Wednesday, January 19, 2011

My Moldy Kombucha

I noticed a long time ago, I am usually pretty good at anything the first time I try it. The second time I try anything from baking to sports it usually goes pretty wrong. The third time I try something the outcome is usually better than the second time disaster, but still not as good as the first time. Maybe it's beginner's luck. Maybe it is attention to detail and the willingness to take things slowly. Whatever it is, there is often a lesson to be learned.

Now that I have brewed kombucha a couple of times, I have learned a couple of hard lessons.

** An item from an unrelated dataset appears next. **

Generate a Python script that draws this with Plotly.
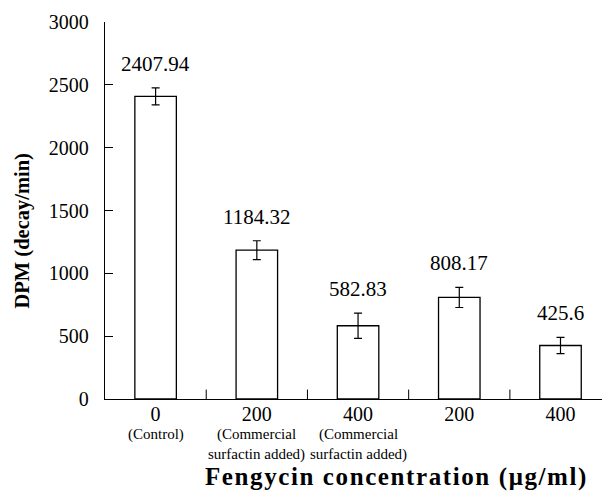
import plotly.graph_objects as go

positions = [0, 1, 2, 3, 4]
tick_main = ["0", "200", "400", "200", "400"]
tick_sub = ["(Control)", "(Commercial<br>surfactin added)", "(Commercial<br>surfactin added)", "", ""]
values = [2407.94, 1184.32, 582.83, 808.17, 425.6]
value_labels = ["2407.94", "1184.32", "582.83", "808.17", "425.6"]
errors = [68, 75, 100, 80, 65]
y_ticks = [0, 500, 1000, 1500, 2000, 2500, 3000]

FONT = "Liberation Serif"

fig = go.Figure()
fig.add_trace(go.Bar(
    x=positions, y=values, width=0.41,
    marker=dict(color="white", line=dict(color="black", width=1.3)),
    error_y=dict(type="data", array=errors, color="black", thickness=1.2, width=4),
    showlegend=False,
))

for x, v, e, lab in zip(positions, values, errors, value_labels):
    fig.add_annotation(x=x, y=v + e, text=lab, showarrow=False, yanchor="bottom",
                       yshift=10, font=dict(family=FONT, size=21, color="black"))

for x, s in zip(positions, tick_sub):
    if s:
        fig.add_annotation(x=x, y=0, xref="x", yref="paper", text=s, showarrow=False,
                           yanchor="top", yshift=-25, align="center",
                           font=dict(family=FONT, size=15, color="black"))

boundaries = [p + 0.5 for p in positions[:-1]]
for b in boundaries:
    fig.add_shape(type="line", x0=b, x1=b, xref="x", yref="paper", y0=0, y1=0.025,
                  line=dict(color="black", width=1))

fig.add_annotation(
    x=0.587, y=0, xref="paper", yref="paper", yanchor="top", yshift=-62, showarrow=False,
    text="<span style='letter-spacing:1.6px'><b>Fengycin concentration (μg/ml)</b></span>",
    font=dict(family=FONT, size=25, color="black"),
)

fig.add_annotation(
    x=-0.165, y=0.5, xref="paper", yref="paper", xanchor="center", yanchor="middle",
    textangle=-90, showarrow=False, text="<b>DPM (decay/min)</b>", yshift=-20,
    font=dict(family=FONT, size=20.5, color="black"),
)

fig.update_layout(
    width=602, height=493,
    margin=dict(l=105, r=0, t=22, b=94),
    plot_bgcolor="white", paper_bgcolor="white",
    font=dict(family=FONT, color="black", size=20),
    xaxis=dict(
        range=[-0.5, 4.41], tickmode="array", tickvals=positions, ticktext=tick_main,
        ticks="", showline=True, linecolor="black", linewidth=1.3, showgrid=False,
        zeroline=False, tickfont=dict(family=FONT, size=20), ticklabelstandoff=-3,
    ),
    yaxis=dict(
        range=[0, 3000], tickmode="array", tickvals=y_ticks, ticks="inside", ticklen=8,
        tickcolor="black", tickwidth=1, showline=True, linecolor="black", linewidth=1.3,
        showgrid=False, zeroline=False, tickfont=dict(family=FONT, size=20),
        ticklabelstandoff=11,
    ),
)

fig.write_html("out.html")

FIRSTLY, home brewed kombucha ain't nothin' like store bought kombucha. I have read that a kombucha novice should work their way up in their consumption amount. They should start with a little and gradually increase their intake to the optimal 200ml per day (about a cup, or 8 ounces). That 8 oz should be drunk every day, preferably in the morning before any food has been consumed, for the maximum benefit. Unfortunately, I didn't read any of that until AFTER my first batch was already brewed. The first day it was ready I cracked open one of my six chilled bottles of kombucha and drank the whole thing. I figured that I have been drinking the stuff that I bought from the store for a while, so no biggie. And so I drank about a pint. It laid me out. I had to take a nap because I wasn't ready to handle 16 ounces of home brewed kombucha. Perhaps my 'booch was a little higher in natural alcohol content than the store bought varieties. You might remember that recent controversy over store bought kombucha. The brews in question had no alcohol when bottled but by the time it was consumed some bottles had developed enough alcohol to be considered an alcoholic beverage by the ATF. Yipes. Many kombucha companies began to reformulate rather than abide by the restrictions placed on alcoholic beverages, like only selling in liquor stores,etc. Kombucha is not an alcoholic beverage in the same way that beer or wine is. There are probiotics and amino acids galore. And the small amount of alcohol do not place the same strain on one's liver such as beer or wine do. And of course pasteurization defeats the purpose.

SECONDLY, clean out your vessel. Okay that sounds stupid. It actually was stupid, I can admit it. When I removed the first batch to bottle it, I was so concerned about removing the scoby and possibly destroying it that I just left it in there with a couple cups of already finished kombucha. Then I simply added fresh sweet tea. Within in a couple of days I had a nice new mushroom growing on top and a couple days after that that nice new mushroom had mold growing on it. Awesome. Batch number two went down the drain. I wanted to cry. It is a bit like finding that your whole garden has developed tomato blight or something equally destructive. I lost my crop. First I removed the mold and then strained out the tea. I didn't want the mold getting onto the scoby. I saved the scoby and a little of my undrunk tea from the first (unmoldy) batch and I have started a fresh batch. But who knows if I have enough healthy starter tea to brew an entire new batch? I suppose time will tell.

THIRDLY, you must use fruit juice to get your home brewed kombucha to carbonate. I have no idea how GT's does it with no flavoring, because I couldn't do it. I let those dang bottles sit for a couple days in the cabinet that you see above. Oh well, I have some flavorings ready to go once I have a usable batch ready....

*Sigh* In life there are always so many lessons. I am ready for a more positive experience now. Or a batch of properly brewed kombucha. Whichever comes first.

1 comment:

  1. In order to get a good fizz without fruit you need to use bottles that have a very tight fitting cap. You can test your bottles buy filling them half full with water, tightening the cap as tight as you can and shake the water. If no water escapes it should be fine. Make sure when you fill the bottle with your Kombucha that it is as full to the top as you can get it.It's best when there is not air left in the bottle. I let mine sit for 7 days to get a nice fizz on it and then refrigerate it. My best bottles are Perrier bottles small and large. They caps tend to tighten up nice. I sometimes mix my finished Kombucha in a glass of Perrier (I like the lime one best) for a refreshing drink. A couple of other things: I have heard that some people have had their bottle explode. I've never experienced that. Also some people will add just a little sugar at bottling, I've tried it and it doesn't seem to make much difference. Good luck with your brew - brewing has changed my life!